AIM OF THE EXERCISE:
Copy each line where the word "this" occurs.

DATA SUPPLIED:
★ ★ ★ ★ ★
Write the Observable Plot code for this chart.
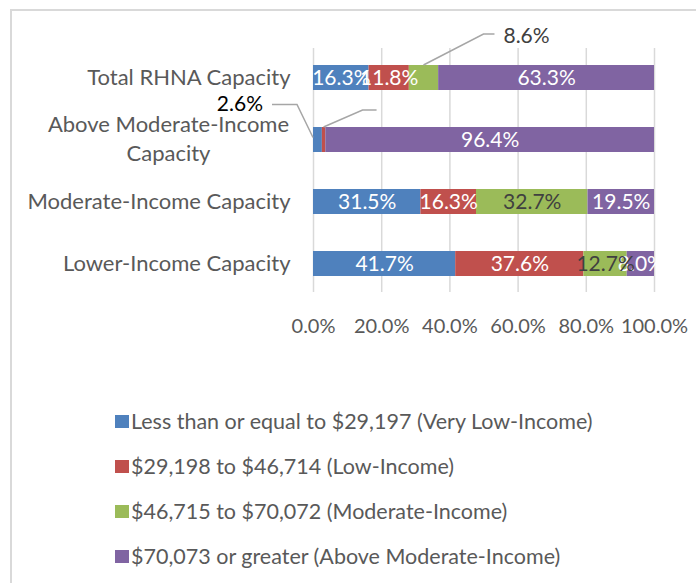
★ ★ ★ ★ ★
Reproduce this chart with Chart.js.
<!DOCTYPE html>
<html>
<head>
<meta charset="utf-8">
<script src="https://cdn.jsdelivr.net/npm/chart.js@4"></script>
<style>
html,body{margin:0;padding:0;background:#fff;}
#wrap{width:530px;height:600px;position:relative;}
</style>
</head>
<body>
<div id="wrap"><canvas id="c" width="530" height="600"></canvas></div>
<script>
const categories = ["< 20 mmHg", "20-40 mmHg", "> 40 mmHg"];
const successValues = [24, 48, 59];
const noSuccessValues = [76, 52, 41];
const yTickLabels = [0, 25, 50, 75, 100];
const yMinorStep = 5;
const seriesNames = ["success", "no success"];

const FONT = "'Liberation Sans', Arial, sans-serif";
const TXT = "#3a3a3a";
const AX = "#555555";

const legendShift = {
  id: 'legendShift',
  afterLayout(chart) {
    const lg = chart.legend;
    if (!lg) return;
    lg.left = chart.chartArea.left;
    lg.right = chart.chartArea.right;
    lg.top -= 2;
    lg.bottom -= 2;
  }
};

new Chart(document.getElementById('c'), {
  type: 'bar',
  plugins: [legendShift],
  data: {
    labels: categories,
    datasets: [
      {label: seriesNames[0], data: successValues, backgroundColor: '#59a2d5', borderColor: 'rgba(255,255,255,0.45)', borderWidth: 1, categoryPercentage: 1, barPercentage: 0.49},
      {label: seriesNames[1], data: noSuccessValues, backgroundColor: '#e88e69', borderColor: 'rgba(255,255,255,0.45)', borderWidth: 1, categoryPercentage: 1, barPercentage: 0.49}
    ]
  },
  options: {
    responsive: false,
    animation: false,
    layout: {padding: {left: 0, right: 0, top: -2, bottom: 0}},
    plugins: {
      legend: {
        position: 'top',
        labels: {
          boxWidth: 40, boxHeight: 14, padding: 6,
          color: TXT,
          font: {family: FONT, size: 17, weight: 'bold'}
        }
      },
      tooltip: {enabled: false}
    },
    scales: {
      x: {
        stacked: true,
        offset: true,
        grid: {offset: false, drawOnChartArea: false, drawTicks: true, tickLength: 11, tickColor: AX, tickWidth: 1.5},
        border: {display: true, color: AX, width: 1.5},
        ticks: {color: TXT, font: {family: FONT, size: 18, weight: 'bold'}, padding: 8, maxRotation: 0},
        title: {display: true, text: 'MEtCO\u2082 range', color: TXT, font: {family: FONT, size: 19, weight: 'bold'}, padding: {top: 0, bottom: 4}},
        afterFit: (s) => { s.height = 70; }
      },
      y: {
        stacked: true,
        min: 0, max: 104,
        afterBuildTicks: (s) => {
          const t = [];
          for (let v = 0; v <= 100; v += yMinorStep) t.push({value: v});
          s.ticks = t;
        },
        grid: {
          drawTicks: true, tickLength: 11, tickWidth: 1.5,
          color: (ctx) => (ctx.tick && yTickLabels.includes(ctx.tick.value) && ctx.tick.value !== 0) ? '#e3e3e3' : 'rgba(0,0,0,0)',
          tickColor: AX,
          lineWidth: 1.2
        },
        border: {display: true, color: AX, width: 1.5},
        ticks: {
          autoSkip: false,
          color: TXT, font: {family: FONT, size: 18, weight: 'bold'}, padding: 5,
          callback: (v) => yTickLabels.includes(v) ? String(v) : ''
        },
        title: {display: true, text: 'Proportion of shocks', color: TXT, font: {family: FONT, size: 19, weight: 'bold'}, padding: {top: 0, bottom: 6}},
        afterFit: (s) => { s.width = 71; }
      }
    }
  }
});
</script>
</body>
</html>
★ ★ ★ ★ ★
TASK ANSWER:
Write the Observable Plot code for this chart.
Reproduce this chart with Chart.js.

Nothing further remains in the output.